И. Кунин.
Н. Я. Мясковский: Жизнь и творчество в письмах, воспоминаниях, критических отзывах.
В годы великой отечественной войны
[147]
Вместе с другими Мясковский пишет в первые же дни и недели войны массовые и походные песни, военные марши для духового оркестра. В августе 1941 года по решению правительства Н. Я. Мясковский вместе с группой видных деятелей искусства был эвакуирован из подвергавшейся тогда ожесточенным воздушным налетам Москвы на Северный Кавказ, в город Нальчик (столицу Кабардино-Балкарской республики). В нелегких условиях композитор работает неутомимо. За сто дней в Нальчике были написаны струнный квартет (№ 7) и две симфонии.
Двадцать вторая, носящая обозначение «симфония-баллада», имела в начале еще и подзаголовок «Об Отечественной войне 1941 года». Но когда оказалось, что программное содержание симфонии не для всех очевидно, композитор отказался от намерения прямо связать свое произведение с военной темой. Он писал:
«Что касается “Об Отечественной войне”, то я после Вашего письма этот подзаголовок снял. Раз что-то непонятное в самой музыке, никакие слова не помогут… Лучше без. Почему баллада? А разве тон повествования не чувствуется? Конечно, там нет никакого конкретного сюжета, а разве на фоне спокойной повести I части не слышна угроза (начало), разве II часть не кошмар завоевательных и тому подобных ужасов, а в финале не слышно борьбы за освобождение (II тема) — разработка (в ней главное —тема из Адажио) — и гимна победы, но без бряцания оружием; неужели недостает всей мишуры, звуковых и словесных выкрутасов, чтобы психологическое отношение художника к войне стало ясным. Я предпочитаю снять тему, чем говорить пошлости…» (Из письма Н. Я. Мясковского к А. А. Иконникову от 12 мая 1942 г.)
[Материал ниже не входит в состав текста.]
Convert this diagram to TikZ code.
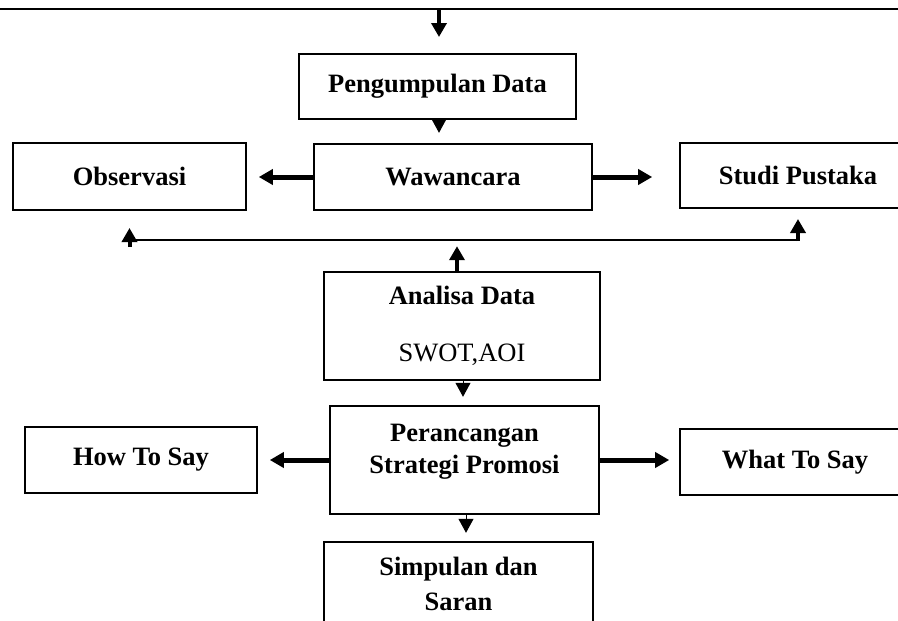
\documentclass[tikz,border=0pt]{standalone}
\usepackage{fontspec}
\setmainfont{Liberation Serif}
\usepackage{xcolor}
\usepackage{tikz}
\usetikzlibrary{arrows.meta,positioning,calc}
\definecolor{inkblack}{RGB}{0, 0, 0}

\begin{document}
\begin{tikzpicture}[x=1pt, y=-1pt,
        box/.style={draw=inkblack, line width=1.6pt, align=center,
            font=\bfseries\fontsize{26.5}{32}\selectfont},
        fatarrow/.style={draw=inkblack, line width=5pt,
            -{Triangle[width=15pt,length=14pt]}},
        midarrow/.style={draw=inkblack, line width=4pt,
            -{Triangle[width=15pt,length=14pt]}},
        tiparrow/.style={draw=inkblack, line width=1pt,
            -{Triangle[width=15pt,length=14pt]}},
        thinline/.style={draw=inkblack, line width=2pt}]
            \useasboundingbox (0,0) rectangle (898,621);
            \clip (0,0) rectangle (898,621);

            % Line from the step above
            \draw[inkblack, line width=2.6pt] (-5,9) -- (903,9);
            \coordinate (topline) at (439,9);
            \coordinate (brk) at (457,240);

            % Data collection
            \node[box, minimum width=277, minimum height=65] (peng) at (437.5,86.5) {Pengumpulan Data};
            \node[box, minimum width=233, minimum height=67] (obs) at (129.5,176.5) {Observasi};
            \node[box, minimum width=278, minimum height=66] (waw) at (453,177) {Wawancara};
            \node[box, minimum width=236, minimum height=65] (studi) at (798,175.5) {Studi Pustaka};

            % Analysis and design
            \node[box, minimum width=276, minimum height=108] (ana) at (462,326)
                {Analisa Data\\[25pt]\mdseries SWOT,AOI};
            \node[box, minimum width=269, minimum height=108, text depth=22pt] (peran) at (464.5,460)
                {Perancangan\\Strategi Promosi};
            \node[box, minimum width=232, minimum height=66] (how) at (141,460) {How To Say};
            \node[box, minimum width=230, minimum height=66] (what) at (795,462) {What To Say};
            \node[box, minimum width=269, minimum height=83,
                font=\bfseries\fontsize{26.5}{35}\selectfont] (simp) at (458.5,583.5)
                {Simpulan dan\\Saran};

            % Arrows
            \draw[midarrow] (topline) -- ++(0,28);
            \draw[tiparrow] ([xshift=1.5pt]peng.south) -- ++(0,13);
            \draw[fatarrow, shorten >=12pt] (waw.west) -- (waw.west -| obs.east);
            \draw[fatarrow, shorten >=27pt] (waw.east) -- (waw.east -| studi.west);

            \draw[thinline] (obs.south |- brk) -- (studi.south |- brk);
            \draw[midarrow] (obs.south |- brk) ++(0,7) -- ++(0,-19);
            \draw[midarrow] (studi.south |- brk) ++(0,1) -- ++(0,-22);
            \draw[midarrow] (brk |- ana.north) -- ++(0,-25);

            \draw[tiparrow] ([xshift=1pt]ana.south) -- ++(0,16);
            \draw[fatarrow, shorten >=12pt] (peran.west) -- (peran.west -| how.east);
            \draw[fatarrow, shorten >=10pt] (peran.east) -- (peran.east -| what.west);
            \draw[tiparrow] ([xshift=1.5pt]peran.south) -- ++(0,18);
        \end{tikzpicture}
\end{document}
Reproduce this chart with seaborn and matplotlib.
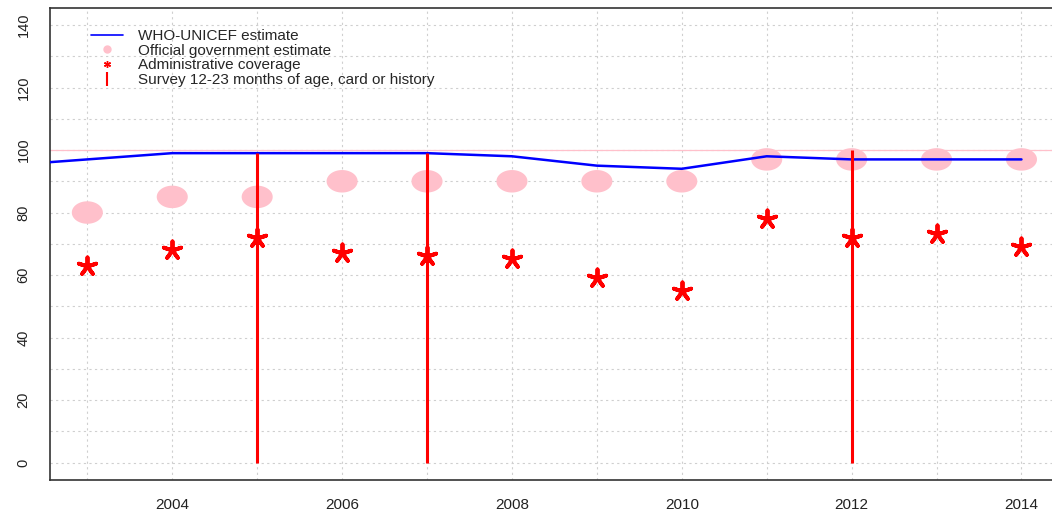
import numpy as np
import pandas as pd
import matplotlib
matplotlib.use("Agg")
import matplotlib.pyplot as plt
from matplotlib.lines import Line2D
from matplotlib.path import Path
import seaborn as sns

# WHO-UNICEF estimate (2002 point sits just outside the visible range)
who_years = [2002, 2003, 2004, 2005, 2006, 2007, 2008, 2009, 2010, 2011, 2012, 2013, 2014]
who_values = [95, 97, 99, 99, 99, 99, 98, 95, 94, 98, 97, 97, 97]

# official government estimate
gov_years = [2003, 2004, 2005, 2006, 2007, 2008, 2009, 2010, 2011, 2012, 2013, 2014]
gov_values = [80, 85, 85, 90, 90, 90, 90, 90, 97, 97, 97, 97]

# administrative coverage
admin_years = [2003, 2004, 2005, 2006, 2007, 2008, 2009, 2010, 2011, 2012, 2013, 2014]
admin_values = [63, 68, 72, 67, 66, 65, 59, 55, 78, 72, 73, 69]

# survey 12-23 months, card or history
survey_years = [2005, 2007, 2012]
survey_values = [99, 99, 100]

legend_labels = ["WHO-UNICEF estimate", "Official government estimate",
                 "Administrative coverage", "Survey 12-23 months of age, card or history"]

x_ticks = [2004, 2006, 2008, 2010, 2012, 2014]
y_ticks = [0, 20, 40, 60, 80, 100, 120, 140]

sns.set_style("white")
plt.rcParams['font.family'] = ['Liberation Sans', 'DejaVu Sans']

who = pd.DataFrame({"year": who_years, "value": who_values})
gov = pd.DataFrame({"year": gov_years, "value": gov_values})
admin = pd.DataFrame({"year": admin_years, "value": admin_values})

fig = plt.figure(figsize=(10.52, 5.13), dpi=100)
ax = fig.add_axes([0.0475, 0.0643, 0.959, 0.921])

# stretched ellipse marker like the R device output
t = np.linspace(0, 2 * np.pi, 60)
ellipse = Path(np.column_stack([1.38 * np.cos(t), np.sin(t)]))

ax.axhline(100, color="pink", lw=0.9, zorder=1)
sns.scatterplot(data=gov, x="year", y="value", marker=ellipse, s=500,
                color="pink", edgecolor="none", ax=ax, zorder=2)
sns.lineplot(data=who, x="year", y="value", color="blue", lw=1.8, ax=ax, zorder=3)
ax.vlines(survey_years, 0, survey_values, color="red", lw=2.2, zorder=4)
sns.scatterplot(data=admin, x="year", y="value", marker=(5, 2, 0), s=170,
                color="red", edgecolor="red", linewidth=2.8, ax=ax, zorder=5)

ax.set_xlim(2002.56, 2014.44)
ax.set_ylim(-5.6, 145.6)
ax.set_xticks(x_ticks)
ax.set_yticks(y_ticks)
ax.set_xticks(list(range(2003, 2015)), minor=True)
ax.set_yticks(list(range(0, 141, 10)), minor=True)
ax.grid(which="both", color="#cfcfcf", linestyle=(0, (2, 3)), lw=0.8)
ax.set_axisbelow(True)
ax.tick_params(axis="x", which="major", length=5, width=1.1, pad=8, labelsize=11,
               color="#333333", labelcolor="#222222")
ax.tick_params(axis="y", which="major", length=8, width=1.1, pad=6, labelsize=10.5,
               color="#333333", labelcolor="#222222")
ax.tick_params(which="minor", length=0)
for lab in ax.get_yticklabels():
    lab.set_rotation(90)
    lab.set_va("center")
for sp in ax.spines.values():
    sp.set_color("#333333")
    sp.set_linewidth(1.2)
ax.spines["right"].set_visible(False)
ax.set_xlabel("")
ax.set_ylabel("")

handles = [
    Line2D([], [], color="blue", lw=1.2),
    Line2D([], [], color="pink", marker="o", ms=5, lw=0),
    Line2D([], [], color="red", marker=(6, 2, 0), ms=5, lw=0, mew=1),
    Line2D([], [], color="red", marker="|", ms=10, lw=0, mew=1.5),
]
ax.legend(handles, legend_labels, loc="upper left", bbox_to_anchor=(0.03, 0.977),
          frameon=False, fontsize=11, handlelength=2.1, handletextpad=1.0,
          labelspacing=0.04, borderpad=0.2)

fig.savefig("out.png", dpi=100)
Прекрасную характеристику Двадцать второй и
[148]
Двадцать третьей симфоний дал А. А. Альшванг в очерке о советских симфониях военных лет:
«Две симфонии Мясковского — Двадцать вторая и Двадцать третья—закончены в ноябре-декабре 1941 года. Оба “близнеца” сильно отличаются друг от друга, принадлежа к противоположным разновидностям жанра: композитор назвал Двадцать вторую симфонию — Симфонией-балладой об Отечественной войне, а Двадцать третью — Симфонией-сюитой на кабардино-балкарские темы… Обе в совокупности образуют характернейшее целое, выражающее отношение большого художника к войне советского народа против оккупантов… Пользуясь существенно различными средствами художественного обобщения — лирическими приемами выражения, с одной стороны, народными песнями и танцами, с другой, — Мясковский сумел воплотить в прекрасных музыкальных формах свои переживания суровых событий 1941 года.
Из трех частей Симфонии-баллады только финал уделяет место непосредственной звуковой картине боя. Первые же две части безусловно и исключительно лиричны. Первая часть выделяется единообразием: вся она представляет сплошной поток песенных мелодий, не контрастирующих между собою, а, скорее, дополняющих друг друга. Господствует искренняя печаль и органичная простота — без жгучей боли, без острых импульсов и резких контрастов, — иначе говоря, не актуальная передача бурной действительности, а полное глубокого чувства размышление о ней… Однообразие постоянных повторений искупается взволнованностью и непрерывностью мелодического тока…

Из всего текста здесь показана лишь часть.